▶ Given instruction: Make an exact copy of the lines, leaving the pictures out.
═══ Data extract ═══
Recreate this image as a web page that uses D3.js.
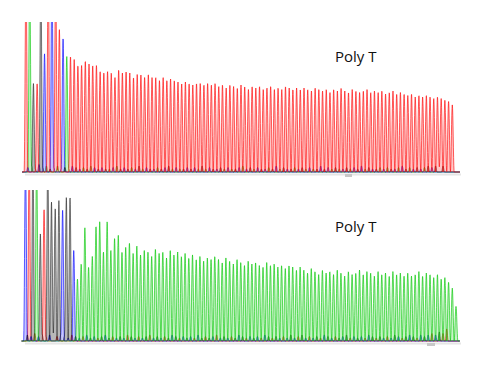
<!DOCTYPE html>
<html><head><meta charset="utf-8">
<script src="https://cdn.jsdelivr.net/npm/d3@7"></script>
<style>body{margin:0;background:#fff} svg{display:block}</style>
</head><body>
<svg id="c" width="481" height="385"></svg>
<script>
// ---- data ----
const labels = ["Poly T", "Poly T"];
const baseColors = {A: "0,200,0", C: "0,0,255", G: "0,0,0", T: "255,0,0"};

// top read: base calls and peak heights (0-100 = panel height)
const topBases = "TAGTGCTCTTCA" +
  "TTTTTTTTTTTTTTTTTTTTTTTTTTTTTTTTTTTTTTTTTTTTTTTTTTTTTTTTTTTTTTTTTTTTTTTTTTTTTTTTTTTTTTTTTTTTTTTTTTTTTTTT";
const topHeights = [130,130,59,59,130,79,130,130,130,95,89,77,
  77,75,71,71,74,72,71,71,
  67,66,67,66,63,68,66,67,66,63,65,65,63,65,63,63,61,63,61,62,61,60,59,60,59,58,59,59,58,59,58,59,
  57,58,56,58,57,56,58,57,55,57,56,57,55,56,57,55,56,55,57,56,55,56,55,
  56,55,54,56,55,54,55,53,55,54,56,54,53,55,54,53,54,55,53,54,53,54,52,53,54,52,53,52,
  51,52,50,51,50,51,50,49,50,49,48,47,45,38];
const topNoiseBases = "CAGCGAGCACGACGCAGACGCGACAGCGACGACGCAGCGACAGCGCAGACGCGACAGCACGACGCAGCAGCGACGACAGCGCAGACGACGCAGCGACAGCACGACGCAGCGTG";
const topNoiseHeights = [3,4,2,5,3,4,2,3,4,2,3,2,4,3,2,3,2,4,3,2,3,2,2,3,4,2,3,2,3,2,4,2,3,2,2,3,2,3,4,2,3,2,2,3,2,3,2,4,2,3,2,2,3,2,3,2,2,3,4,2,3,2,3,2,2,3,2,4,2,3,2,2,3,2,3,2,3,2,2,4,2,3,2,3,2,2,3,2,3,2,4,2,3,2,2,3,2,3,2,2,3,4,2,3,2,3,2,3,4,3,4,3,4,5,4,6,7];

// bottom read
const botBases = "CTGAGTGGGGCGGCAAAAAAAAAAAAAA" +
  "AAAAAAAAAAAAAAAAAAAAAAAAAAAAAAAAAAAAAAAAAAAAAAAAAAAAAAAAAAAAAAAAAAAAAAAAAAAAAAAAAAAAAAAAA";
const botHeights = [120,120,120,120,71,87,120,92,88,93,87,95,95,60,41,51,75,49,56,76,79,59,79,60,68,70,59,62,
  65,58,63,57,60,59,56,61,58,59,55,60,57,59,56,58,55,57,54,56,53,55,54,56,
  54,52,55,53,51,54,52,50,53,51,52,50,49,52,50,51,49,50,48,50,49,47,49,
  47,45,48,46,44,47,45,46,44,47,45,43,46,44,45,47,44,46,45,43,46,44,45,43,46,44,45,43,
  45,43,44,46,43,45,44,42,44,41,42,39,35,23];
const botNoiseBases = "GCTCGTCGTCGCTGCTCGCTGCGTCGCTGCTCGTCGCTGCGTCGCTCGTGCTCGCTGCGTCGCTCGTGCTCGCTGCTCGTCGCTGCGTCGCTCGTGCTCGCTGCGTCGCTCGTT";
const botNoiseHeights = [4,3,5,3,4,3,4,5,3,4,3,2,4,3,2,3,4,2,3,2,3,4,2,3,2,3,2,4,3,2,3,2,3,4,2,3,2,3,2,4,3,2,3,2,3,2,4,2,3,2,3,4,2,3,2,3,2,4,3,2,3,2,3,2,4,3,2,3,2,3,2,4,2,3,4,2,3,2,3,2,4,3,2,3,2,3,4,2,3,2,3,2,4,3,2,3,2,3,2,4,3,2,3,4,3,2,4,3,4,5,4,6,5,8,10,14,22];

// ---- drawing ----
const svg = d3.select("#c");
const panels = [
  {bases: topBases, heights: topHeights, nb: topNoiseBases, nh: topNoiseHeights,
   x0: 26, x1: 456, base: 172, top: 22, label: labels[0], ly: 62, scroll: [345, 352]},
  {bases: botBases, heights: botHeights, nb: botNoiseBases, nh: botNoiseHeights,
   x0: 25.5, x1: 456, base: 341, top: 190, label: labels[1], ly: 232, scroll: [427, 435]}
];

const defs = svg.append("defs");
panels.forEach((p, pi) => {
  const n = p.heights.length;
  const x = d3.scaleLinear().domain([0, n - 1]).range([p.x0, p.x1]);
  const y = d3.scaleLinear().domain([0, 100]).range([p.base, p.top]);
  const half = (x(1) - x(0)) / 2;

  svg.append("rect").attr("x", 25).attr("y", p.base + 1.5).attr("width", 436).attr("height", 2)
    .attr("fill", "#e6e6e6");
  svg.append("rect").attr("x", p.scroll[0]).attr("y", p.base + 2).attr("width", p.scroll[1] - p.scroll[0])
    .attr("height", 3).attr("fill", "#c8c8c8");

  defs.append("clipPath").attr("id", "clip" + pi).append("rect")
    .attr("x", 20).attr("y", p.top).attr("width", 445).attr("height", p.base - p.top + 1.5);

  const g = svg.append("g").attr("clip-path", `url(#clip${pi})`);
  const peaks = {A: [], C: [], G: [], T: []};
  for (let i = 0; i < n; i++) {
    const b = p.bases[i];
    if (peaks[b]) peaks[b].push({c: x(i), h: p.heights[i], w: half * 1.02});
  }
  for (let i = 0; i < p.nh.length; i++) {
    const b = p.nb[i];
    if (peaks[b]) peaks[b].push({c: x(i + 0.5), h: p.nh[i], w: half * 0.8});
  }
  const order = pi === 0 ? ["A", "C", "G", "T"] : ["T", "C", "G", "A"];
  const line = d3.line().x(d => d[0]).y(d => y(d[1]));
  const area = d3.area().x(d => d[0]).y0(y(0)).y1(d => y(d[1]));
  order.forEach(b => {
    const pk = peaks[b];
    const pts = [];
    for (let px = p.x0 - 4; px <= p.x1 + 4; px += 0.2) {
      let v = 0;
      for (const q of pk) {
        const dx = Math.abs(px - q.c);
        if (dx < q.w) { const c = Math.cos(Math.PI * dx / (2 * q.w)); v += q.h * c * c; }
      }
      pts.push([px, v]);
    }
    const col = baseColors[b];
    g.append("path").attr("d", area(pts))
      .attr("fill", `rgba(${col},${b === "G" ? 0.28 : 0.22})`);
    g.append("path").attr("d", line(pts)).attr("fill", "none")
      .attr("stroke", `rgba(${col},${b === "G" ? 0.55 : 0.7})`).attr("stroke-width", 0.9);
  });

  svg.append("text").attr("x", 335).attr("y", p.ly)
    .attr("font-family", "'Open Sans', sans-serif").attr("font-size", 15)
    .attr("fill", "#111").text(p.label);
});
</script>
</body></html>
═══
▶ Correct response:
Recreate this image as a web page that uses D3.js.
<!DOCTYPE html>
<html><head><meta charset="utf-8">
<script src="https://cdn.jsdelivr.net/npm/d3@7"></script>
<style>body{margin:0;background:#fff} svg{display:block}</style>
</head><body>
<svg id="c" width="481" height="385"></svg>
<script>
// ---- data ----
const labels = ["Poly T", "Poly T"];
const baseColors = {A: "0,200,0", C: "0,0,255", G: "0,0,0", T: "255,0,0"};

// top read: base calls and peak heights (0-100 = panel height)
const topBases = "TAGTGCTCTTCA" +
  "TTTTTTTTTTTTTTTTTTTTTTTTTTTTTTTTTTTTTTTTTTTTTTTTTTTTTTTTTTTTTTTTTTTTTTTTTTTTTTTTTTTTTTTTTTTTTTTTTTTTTTTT";
const topHeights = [130,130,59,59,130,79,130,130,130,95,89,77,
  77,75,71,71,74,72,71,71,
  67,66,67,66,63,68,66,67,66,63,65,65,63,65,63,63,61,63,61,62,61,60,59,60,59,58,59,59,58,59,58,59,
  57,58,56,58,57,56,58,57,55,57,56,57,55,56,57,55,56,55,57,56,55,56,55,
  56,55,54,56,55,54,55,53,55,54,56,54,53,55,54,53,54,55,53,54,53,54,52,53,54,52,53,52,
  51,52,50,51,50,51,50,49,50,49,48,47,45,38];
const topNoiseBases = "CAGCGAGCACGACGCAGACGCGACAGCGACGACGCAGCGACAGCGCAGACGCGACAGCACGACGCAGCAGCGACGACAGCGCAGACGACGCAGCGACAGCACGACGCAGCGTG";
const topNoiseHeights = [3,4,2,5,3,4,2,3,4,2,3,2,4,3,2,3,2,4,3,2,3,2,2,3,4,2,3,2,3,2,4,2,3,2,2,3,2,3,4,2,3,2,2,3,2,3,2,4,2,3,2,2,3,2,3,2,2,3,4,2,3,2,3,2,2,3,2,4,2,3,2,2,3,2,3,2,3,2,2,4,2,3,2,3,2,2,3,2,3,2,4,2,3,2,2,3,2,3,2,2,3,4,2,3,2,3,2,3,4,3,4,3,4,5,4,6,7];

// bottom read
const botBases = "CTGAGTGGGGCGGCAAAAAAAAAAAAAA" +
  "AAAAAAAAAAAAAAAAAAAAAAAAAAAAAAAAAAAAAAAAAAAAAAAAAAAAAAAAAAAAAAAAAAAAAAAAAAAAAAAAAAAAAAAAA";
const botHeights = [120,120,120,120,71,87,120,92,88,93,87,95,95,60,41,51,75,49,56,76,79,59,79,60,68,70,59,62,
  65,58,63,57,60,59,56,61,58,59,55,60,57,59,56,58,55,57,54,56,53,55,54,56,
  54,52,55,53,51,54,52,50,53,51,52,50,49,52,50,51,49,50,48,50,49,47,49,
  47,45,48,46,44,47,45,46,44,47,45,43,46,44,45,47,44,46,45,43,46,44,45,43,46,44,45,43,
  45,43,44,46,43,45,44,42,44,41,42,39,35,23];
const botNoiseBases = "GCTCGTCGTCGCTGCTCGCTGCGTCGCTGCTCGTCGCTGCGTCGCTCGTGCTCGCTGCGTCGCTCGTGCTCGCTGCTCGTCGCTGCGTCGCTCGTGCTCGCTGCGTCGCTCGTT";
const botNoiseHeights = [4,3,5,3,4,3,4,5,3,4,3,2,4,3,2,3,4,2,3,2,3,4,2,3,2,3,2,4,3,2,3,2,3,4,2,3,2,3,2,4,3,2,3,2,3,2,4,2,3,2,3,4,2,3,2,3,2,4,3,2,3,2,3,2,4,3,2,3,2,3,2,4,2,3,4,2,3,2,3,2,4,3,2,3,2,3,4,2,3,2,3,2,4,3,2,3,2,3,2,4,3,2,3,4,3,2,4,3,4,5,4,6,5,8,10,14,22];

// ---- drawing ----
const svg = d3.select("#c");
const panels = [
  {bases: topBases, heights: topHeights, nb: topNoiseBases, nh: topNoiseHeights,
   x0: 26, x1: 456, base: 172, top: 22, label: labels[0], ly: 62, scroll: [345, 352]},
  {bases: botBases, heights: botHeights, nb: botNoiseBases, nh: botNoiseHeights,
   x0: 25.5, x1: 456, base: 341, top: 190, label: labels[1], ly: 232, scroll: [427, 435]}
];

const defs = svg.append("defs");
panels.forEach((p, pi) => {
  const n = p.heights.length;
  const x = d3.scaleLinear().domain([0, n - 1]).range([p.x0, p.x1]);
  const y = d3.scaleLinear().domain([0, 100]).range([p.base, p.top]);
  const half = (x(1) - x(0)) / 2;

  svg.append("rect").attr("x", 25).attr("y", p.base + 1.5).attr("width", 436).attr("height", 2)
    .attr("fill", "#e6e6e6");
  svg.append("rect").attr("x", p.scroll[0]).attr("y", p.base + 2).attr("width", p.scroll[1] - p.scroll[0])
    .attr("height", 3).attr("fill", "#c8c8c8");

  defs.append("clipPath").attr("id", "clip" + pi).append("rect")
    .attr("x", 20).attr("y", p.top).attr("width", 445).attr("height", p.base - p.top + 1.5);

  const g = svg.append("g").attr("clip-path", `url(#clip${pi})`);
  const peaks = {A: [], C: [], G: [], T: []};
  for (let i = 0; i < n; i++) {
    const b = p.bases[i];
    if (peaks[b]) peaks[b].push({c: x(i), h: p.heights[i], w: half * 1.02});
  }
  for (let i = 0; i < p.nh.length; i++) {
    const b = p.nb[i];
    if (peaks[b]) peaks[b].push({c: x(i + 0.5), h: p.nh[i], w: half * 0.8});
  }
  const order = pi === 0 ? ["A", "C", "G", "T"] : ["T", "C", "G", "A"];
  const line = d3.line().x(d => d[0]).y(d => y(d[1]));
  const area = d3.area().x(d => d[0]).y0(y(0)).y1(d => y(d[1]));
  order.forEach(b => {
    const pk = peaks[b];
    const pts = [];
    for (let px = p.x0 - 4; px <= p.x1 + 4; px += 0.2) {
      let v = 0;
      for (const q of pk) {
        const dx = Math.abs(px - q.c);
        if (dx < q.w) { const c = Math.cos(Math.PI * dx / (2 * q.w)); v += q.h * c * c; }
      }
      pts.push([px, v]);
    }
    const col = baseColors[b];
    g.append("path").attr("d", area(pts))
      .attr("fill", `rgba(${col},${b === "G" ? 0.28 : 0.22})`);
    g.append("path").attr("d", line(pts)).attr("fill", "none")
      .attr("stroke", `rgba(${col},${b === "G" ? 0.55 : 0.7})`).attr("stroke-width", 0.9);
  });

  svg.append("text").attr("x", 335).attr("y", p.ly)
    .attr("font-family", "'Open Sans', sans-serif").attr("font-size", 15)
    .attr("fill", "#111").text(p.label);
});
</script>
</body></html>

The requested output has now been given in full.